▸ Stated task: Print, word for word, the opening line of the data below and every line after it through the line that contains "import plotly.graph_objects as go", but not the pictures.

⟨

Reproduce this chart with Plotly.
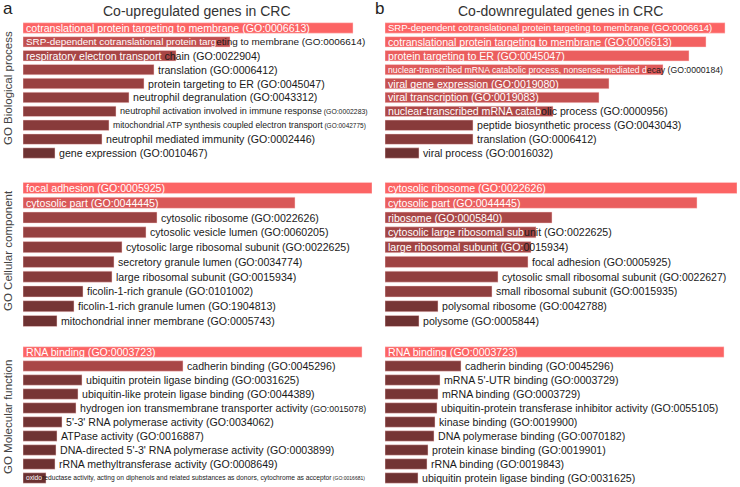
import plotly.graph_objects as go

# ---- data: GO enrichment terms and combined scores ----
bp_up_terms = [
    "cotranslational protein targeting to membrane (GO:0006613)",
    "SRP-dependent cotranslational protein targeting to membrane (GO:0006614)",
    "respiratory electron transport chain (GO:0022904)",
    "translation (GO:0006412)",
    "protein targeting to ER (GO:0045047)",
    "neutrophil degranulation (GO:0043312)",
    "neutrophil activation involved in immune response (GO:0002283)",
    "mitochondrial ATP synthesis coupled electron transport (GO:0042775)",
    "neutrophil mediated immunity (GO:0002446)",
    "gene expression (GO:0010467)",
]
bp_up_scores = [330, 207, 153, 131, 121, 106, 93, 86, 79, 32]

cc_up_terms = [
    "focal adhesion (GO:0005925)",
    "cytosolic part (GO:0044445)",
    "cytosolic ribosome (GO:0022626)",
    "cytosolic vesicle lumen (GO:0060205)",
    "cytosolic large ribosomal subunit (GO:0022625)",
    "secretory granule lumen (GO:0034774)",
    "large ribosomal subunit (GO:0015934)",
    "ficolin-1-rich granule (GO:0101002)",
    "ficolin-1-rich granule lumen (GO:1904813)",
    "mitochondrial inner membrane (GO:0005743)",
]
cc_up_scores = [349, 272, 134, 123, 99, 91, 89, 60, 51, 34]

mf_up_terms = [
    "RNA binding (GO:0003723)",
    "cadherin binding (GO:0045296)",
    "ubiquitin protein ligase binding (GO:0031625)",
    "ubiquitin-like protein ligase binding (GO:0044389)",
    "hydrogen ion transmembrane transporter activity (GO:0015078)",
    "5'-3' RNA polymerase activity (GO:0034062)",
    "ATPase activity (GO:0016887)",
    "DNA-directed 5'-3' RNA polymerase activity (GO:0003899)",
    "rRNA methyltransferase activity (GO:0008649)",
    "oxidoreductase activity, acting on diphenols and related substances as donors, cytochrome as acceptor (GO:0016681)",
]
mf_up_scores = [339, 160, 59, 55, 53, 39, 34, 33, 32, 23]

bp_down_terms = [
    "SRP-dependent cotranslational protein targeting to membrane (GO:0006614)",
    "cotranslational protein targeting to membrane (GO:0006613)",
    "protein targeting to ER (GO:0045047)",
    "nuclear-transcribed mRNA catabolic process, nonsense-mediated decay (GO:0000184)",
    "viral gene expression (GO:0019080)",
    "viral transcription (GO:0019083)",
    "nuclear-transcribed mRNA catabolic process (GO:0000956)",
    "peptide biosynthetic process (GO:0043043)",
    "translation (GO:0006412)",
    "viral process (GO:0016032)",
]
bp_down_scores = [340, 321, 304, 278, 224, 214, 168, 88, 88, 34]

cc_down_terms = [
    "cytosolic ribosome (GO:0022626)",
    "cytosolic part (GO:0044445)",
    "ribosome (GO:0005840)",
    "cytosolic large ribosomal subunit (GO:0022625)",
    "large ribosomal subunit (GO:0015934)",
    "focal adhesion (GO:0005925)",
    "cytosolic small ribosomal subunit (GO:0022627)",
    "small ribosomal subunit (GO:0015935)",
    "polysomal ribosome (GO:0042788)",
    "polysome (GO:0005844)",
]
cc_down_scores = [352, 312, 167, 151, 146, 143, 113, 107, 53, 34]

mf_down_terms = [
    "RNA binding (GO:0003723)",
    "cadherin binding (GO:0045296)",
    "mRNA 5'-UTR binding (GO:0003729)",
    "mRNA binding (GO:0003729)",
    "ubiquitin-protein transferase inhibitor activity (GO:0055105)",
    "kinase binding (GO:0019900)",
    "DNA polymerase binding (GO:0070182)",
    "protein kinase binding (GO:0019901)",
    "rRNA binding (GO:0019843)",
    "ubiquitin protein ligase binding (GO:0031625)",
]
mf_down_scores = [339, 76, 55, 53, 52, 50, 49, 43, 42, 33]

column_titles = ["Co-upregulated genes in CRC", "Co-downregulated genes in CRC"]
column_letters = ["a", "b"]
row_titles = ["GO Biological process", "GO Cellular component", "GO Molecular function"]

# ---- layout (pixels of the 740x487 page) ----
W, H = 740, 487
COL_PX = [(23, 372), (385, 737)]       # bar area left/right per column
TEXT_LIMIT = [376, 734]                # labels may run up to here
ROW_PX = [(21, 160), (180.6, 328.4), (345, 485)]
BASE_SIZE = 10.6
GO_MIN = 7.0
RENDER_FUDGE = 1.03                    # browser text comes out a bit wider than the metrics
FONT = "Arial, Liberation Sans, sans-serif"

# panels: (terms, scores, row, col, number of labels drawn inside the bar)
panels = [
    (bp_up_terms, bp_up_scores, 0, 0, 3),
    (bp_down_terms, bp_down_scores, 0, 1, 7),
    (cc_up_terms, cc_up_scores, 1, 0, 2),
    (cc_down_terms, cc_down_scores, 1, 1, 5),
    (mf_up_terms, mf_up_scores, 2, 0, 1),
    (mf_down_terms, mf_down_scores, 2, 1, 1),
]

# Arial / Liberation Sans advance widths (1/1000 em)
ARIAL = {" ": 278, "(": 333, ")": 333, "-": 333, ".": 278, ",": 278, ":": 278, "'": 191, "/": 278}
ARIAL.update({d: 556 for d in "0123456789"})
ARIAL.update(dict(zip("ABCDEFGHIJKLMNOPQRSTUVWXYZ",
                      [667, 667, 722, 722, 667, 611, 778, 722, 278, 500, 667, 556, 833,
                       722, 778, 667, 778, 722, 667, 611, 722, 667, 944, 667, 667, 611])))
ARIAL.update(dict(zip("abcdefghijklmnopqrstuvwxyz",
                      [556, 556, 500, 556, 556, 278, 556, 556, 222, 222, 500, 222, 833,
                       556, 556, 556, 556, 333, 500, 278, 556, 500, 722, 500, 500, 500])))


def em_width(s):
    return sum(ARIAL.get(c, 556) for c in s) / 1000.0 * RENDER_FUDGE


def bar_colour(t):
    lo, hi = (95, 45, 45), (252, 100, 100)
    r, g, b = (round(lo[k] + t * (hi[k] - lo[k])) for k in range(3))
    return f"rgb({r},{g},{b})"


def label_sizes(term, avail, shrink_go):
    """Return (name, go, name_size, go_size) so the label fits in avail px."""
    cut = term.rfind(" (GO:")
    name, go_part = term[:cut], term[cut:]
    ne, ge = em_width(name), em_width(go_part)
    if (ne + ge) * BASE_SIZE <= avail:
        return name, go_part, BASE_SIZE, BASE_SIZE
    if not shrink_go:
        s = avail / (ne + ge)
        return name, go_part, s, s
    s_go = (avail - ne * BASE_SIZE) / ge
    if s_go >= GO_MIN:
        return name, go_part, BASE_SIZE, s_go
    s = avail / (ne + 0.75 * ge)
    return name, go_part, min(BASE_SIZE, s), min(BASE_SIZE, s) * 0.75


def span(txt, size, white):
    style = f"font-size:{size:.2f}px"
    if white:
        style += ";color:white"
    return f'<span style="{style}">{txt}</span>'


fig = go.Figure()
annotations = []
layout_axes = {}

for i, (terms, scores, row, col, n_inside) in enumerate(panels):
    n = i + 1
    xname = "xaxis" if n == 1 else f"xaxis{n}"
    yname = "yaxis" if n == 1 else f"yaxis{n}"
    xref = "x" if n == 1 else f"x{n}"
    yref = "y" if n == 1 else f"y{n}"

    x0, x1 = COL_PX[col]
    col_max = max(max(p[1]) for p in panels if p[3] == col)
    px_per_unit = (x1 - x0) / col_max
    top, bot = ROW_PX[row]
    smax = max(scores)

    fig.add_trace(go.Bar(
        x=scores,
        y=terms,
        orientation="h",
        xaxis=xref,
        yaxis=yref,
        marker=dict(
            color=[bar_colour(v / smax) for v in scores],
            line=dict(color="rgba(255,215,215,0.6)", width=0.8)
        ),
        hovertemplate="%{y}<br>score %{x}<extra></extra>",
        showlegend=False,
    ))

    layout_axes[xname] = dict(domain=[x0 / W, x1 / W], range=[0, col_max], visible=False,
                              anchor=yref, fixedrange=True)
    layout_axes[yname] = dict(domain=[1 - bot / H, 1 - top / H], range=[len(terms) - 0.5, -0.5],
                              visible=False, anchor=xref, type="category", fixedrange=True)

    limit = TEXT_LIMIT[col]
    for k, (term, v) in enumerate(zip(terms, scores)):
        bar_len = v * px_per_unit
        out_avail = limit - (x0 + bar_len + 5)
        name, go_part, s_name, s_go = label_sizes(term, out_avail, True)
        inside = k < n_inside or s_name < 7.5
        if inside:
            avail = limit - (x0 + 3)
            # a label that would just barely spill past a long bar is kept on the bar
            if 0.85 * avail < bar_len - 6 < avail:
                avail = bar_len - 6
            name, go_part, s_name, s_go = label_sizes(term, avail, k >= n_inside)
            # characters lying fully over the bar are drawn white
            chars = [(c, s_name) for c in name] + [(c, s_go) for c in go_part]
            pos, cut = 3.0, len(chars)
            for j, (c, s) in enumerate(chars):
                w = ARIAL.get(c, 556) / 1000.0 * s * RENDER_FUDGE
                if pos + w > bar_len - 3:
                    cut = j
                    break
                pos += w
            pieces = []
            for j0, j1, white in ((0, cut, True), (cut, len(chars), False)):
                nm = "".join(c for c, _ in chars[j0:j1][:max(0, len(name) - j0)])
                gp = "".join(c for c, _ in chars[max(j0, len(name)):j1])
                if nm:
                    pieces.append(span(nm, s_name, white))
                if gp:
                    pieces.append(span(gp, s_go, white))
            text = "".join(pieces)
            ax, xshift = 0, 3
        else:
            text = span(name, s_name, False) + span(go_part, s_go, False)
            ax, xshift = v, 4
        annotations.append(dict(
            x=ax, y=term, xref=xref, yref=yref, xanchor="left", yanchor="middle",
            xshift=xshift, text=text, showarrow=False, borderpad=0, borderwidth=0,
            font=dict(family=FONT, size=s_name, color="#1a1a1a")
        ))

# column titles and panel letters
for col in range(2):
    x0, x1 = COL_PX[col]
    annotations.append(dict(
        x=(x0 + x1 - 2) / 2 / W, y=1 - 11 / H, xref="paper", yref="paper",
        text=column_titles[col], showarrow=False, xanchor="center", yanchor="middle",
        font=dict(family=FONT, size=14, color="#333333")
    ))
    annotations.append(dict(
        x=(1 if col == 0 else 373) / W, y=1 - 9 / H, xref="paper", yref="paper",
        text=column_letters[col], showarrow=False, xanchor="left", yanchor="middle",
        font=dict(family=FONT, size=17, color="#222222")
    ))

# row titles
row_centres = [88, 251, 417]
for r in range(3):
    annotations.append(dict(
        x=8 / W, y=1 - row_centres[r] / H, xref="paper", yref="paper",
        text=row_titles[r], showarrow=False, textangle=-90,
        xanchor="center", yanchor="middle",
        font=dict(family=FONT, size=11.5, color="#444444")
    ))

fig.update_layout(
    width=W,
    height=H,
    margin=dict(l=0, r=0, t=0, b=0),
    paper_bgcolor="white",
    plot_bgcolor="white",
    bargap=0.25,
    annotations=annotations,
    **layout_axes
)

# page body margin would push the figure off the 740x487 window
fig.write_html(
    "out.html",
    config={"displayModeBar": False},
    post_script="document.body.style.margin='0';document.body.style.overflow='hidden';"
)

⟩

▸ Full solution:
Reproduce this chart with Plotly.
import plotly.graph_objects as go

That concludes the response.